**Your instructions**.
Starting with the first line below, extract each line through the one that contains "from bokeh.resources import INLINE", inclusive, excluding pictures.

------------------------------------------------------------

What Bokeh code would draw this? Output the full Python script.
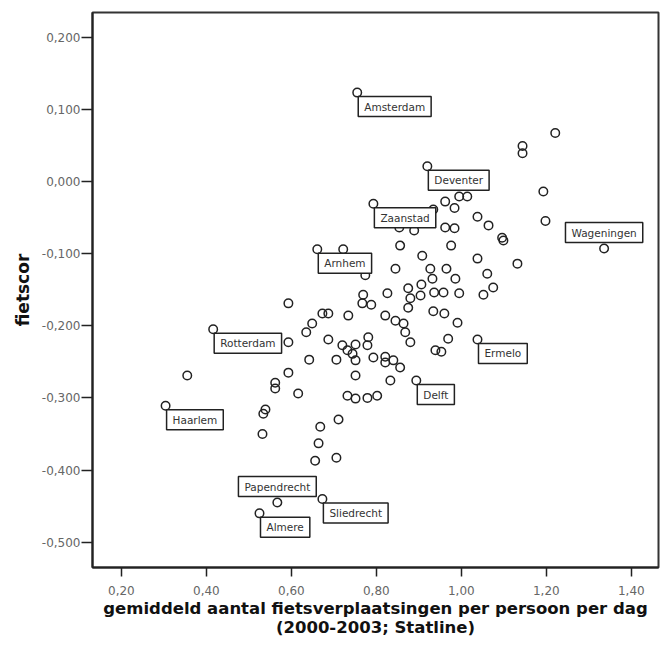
from bokeh.plotting import figure
from bokeh.models import ColumnDataSource, FixedTicker
from bokeh.core.properties import value
from bokeh.embed import file_html
from bokeh.resources import INLINE

# ---- data ----
x_ticks = [0.20, 0.40, 0.60, 0.80, 1.00, 1.20, 1.40]
x_tick_labels = ["0,20", "0,40", "0,60", "0,80", "1,00", "1,20", "1,40"]
y_ticks = [0.2, 0.1, 0.0, -0.1, -0.2, -0.3, -0.4, -0.5]
y_tick_labels = ["0,200", "0,100", "0,000", "-0,100", "-0,200", "-0,300", "-0,400", "-0,500"]

named_city = ["Amsterdam", "Deventer", "Zaanstad", "Wageningen", "Arnhem", "Rotterdam",
              "Haarlem", "Papendrecht", "Sliedrecht", "Almere", "Delft", "Ermelo"]
named_x = [0.755, 0.920, 0.793, 1.336, 0.661, 0.416, 0.304, 0.567, 0.673, 0.525, 0.894, 1.038]
named_y = [0.123, 0.021, -0.031, -0.093, -0.094, -0.205, -0.311, -0.445, -0.440, -0.460, -0.276, -0.219]

other_x = [1.221, 1.144, 1.144, 1.193, 1.198, 0.962, 0.995, 1.014, 0.984, 0.934,
           0.854, 0.889, 0.962, 0.984, 1.038, 1.064, 1.096, 1.099, 0.856, 0.976,
           0.908, 1.038, 1.132, 0.845, 0.927, 0.965, 0.932, 0.986, 1.061, 1.075,
           1.052, 0.906, 0.875, 0.904, 0.880, 0.936, 0.958, 0.995, 0.826, 0.769,
           0.767, 0.788, 0.875, 0.821, 0.845, 0.864, 0.868, 0.880, 0.934, 0.960,
           0.991, 0.969, 0.939, 0.953, 0.781, 0.779, 0.793, 0.821, 0.821, 0.840,
           0.856, 0.833, 0.732, 0.751, 0.779, 0.802, 0.722, 0.774, 0.593, 0.673,
           0.687, 0.734, 0.649, 0.635, 0.593, 0.687, 0.720, 0.732, 0.744, 0.751,
           0.751, 0.642, 0.706, 0.751, 0.593, 0.562, 0.562, 0.616, 0.355, 0.539,
           0.534, 0.532, 0.668, 0.711, 0.664, 0.656, 0.706]
other_y = [0.067, 0.049, 0.039, -0.014, -0.055, -0.028, -0.021, -0.021, -0.037, -0.039,
           -0.064, -0.068, -0.064, -0.065, -0.049, -0.061, -0.078, -0.082, -0.089, -0.089,
           -0.103, -0.107, -0.114, -0.121, -0.121, -0.121, -0.135, -0.135, -0.128, -0.147,
           -0.157, -0.143, -0.148, -0.158, -0.162, -0.154, -0.154, -0.155, -0.155, -0.157,
           -0.169, -0.171, -0.175, -0.186, -0.193, -0.197, -0.209, -0.223, -0.180, -0.183,
           -0.196, -0.218, -0.234, -0.236, -0.216, -0.227, -0.244, -0.243, -0.251, -0.248,
           -0.258, -0.276, -0.297, -0.301, -0.300, -0.297, -0.094, -0.130, -0.169, -0.183,
           -0.183, -0.186, -0.197, -0.209, -0.223, -0.219, -0.227, -0.234, -0.239, -0.226,
           -0.248, -0.247, -0.247, -0.269, -0.265, -0.279, -0.287, -0.294, -0.269, -0.316,
           -0.322, -0.350, -0.340, -0.330, -0.363, -0.387, -0.383]

x_title = "gemiddeld aantal fietsverplaatsingen per persoon per dag\n(2000-2003; Statline)"
y_title = "fietscor"

# ---- figure ----
p = figure(frame_width=566, frame_height=555,
           x_range=(0.132, 1.464), y_range=(-0.535, 0.234),
           output_backend="svg", toolbar_location=None,
           min_border_left=92, min_border_top=12, min_border_right=4, min_border_bottom=64,
           background_fill_color="white", border_fill_color="white")
p.grid.visible = False
p.outline_line_color = "#333333"
p.outline_line_width = 2

FONT = "DejaVu Sans"
for ax in (p.xaxis, p.yaxis):
    ax.axis_line_color = "#222222"
    ax.axis_line_width = 2
    ax.major_tick_line_color = "#222222"
    ax.major_tick_line_width = 1.5
    ax.major_tick_in = 0
    ax.minor_tick_line_color = None
    ax.major_label_text_font = FONT
    ax.major_label_text_font_size = "12px"
    ax.major_label_text_color = "#666666"
    ax.axis_label_text_font = FONT
    ax.axis_label_text_font_style = "bold"
    ax.axis_label_text_color = "#111111"

p.xaxis.ticker = FixedTicker(ticks=x_ticks)
p.xaxis.major_label_overrides = dict(zip(x_ticks, x_tick_labels))
p.xaxis.major_tick_out = 9
p.xaxis.major_label_standoff = 9
p.xaxis.axis_label = x_title
p.xaxis.axis_label_standoff = 1
p.xaxis.axis_label_text_font_size = "16.5px"
p.xaxis.axis_label_text_line_height = 1.05

p.yaxis.ticker = FixedTicker(ticks=y_ticks)
p.yaxis.major_label_overrides = dict(zip(y_ticks, y_tick_labels))
p.yaxis.major_tick_out = 11
p.yaxis.major_label_standoff = 1
p.yaxis.axis_label = y_title
p.yaxis.axis_label_standoff = 6
p.yaxis.axis_label_text_font_size = "17px"

all_x = other_x + named_x
all_y = other_y + named_y
p.scatter(all_x, all_y, marker="circle", size=8.5, fill_color=None,
          line_color="#222222", line_width=1.5)

above = {"Wageningen", "Papendrecht"}
src_br = ColumnDataSource(dict(
    x=[x for c, x in zip(named_city, named_x) if c not in above],
    y=[y for c, y in zip(named_city, named_y) if c not in above],
    t=[c for c in named_city if c not in above]))
src_ab = ColumnDataSource(dict(
    x=[x for c, x in zip(named_city, named_x) if c in above],
    y=[y for c, y in zip(named_city, named_y) if c in above],
    t=[c for c in named_city if c in above]))

common = dict(text="t", text_font=value(FONT), text_font_size="10.5px", text_color="#333333",
              background_fill_color="white", border_line_color="#222222",
              border_line_width=1.5, padding=(6, 4))
p.text(x="x", y="y", source=src_br, text_align="left", text_baseline="top",
       x_offset=1, y_offset=4, **common)
p.text(x="x", y="y", source=src_ab, text_align="center", text_baseline="bottom",
       x_offset=0, y_offset=-6, **common)

open("out.html", "w").write(file_html(p, INLINE))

------------------------------------------------------------

**Reply to the task**.
What Bokeh code would draw this? Output the full Python script.
from bokeh.plotting import figure
from bokeh.models import ColumnDataSource, FixedTicker
from bokeh.core.properties import value
from bokeh.embed import file_html
from bokeh.resources import INLINE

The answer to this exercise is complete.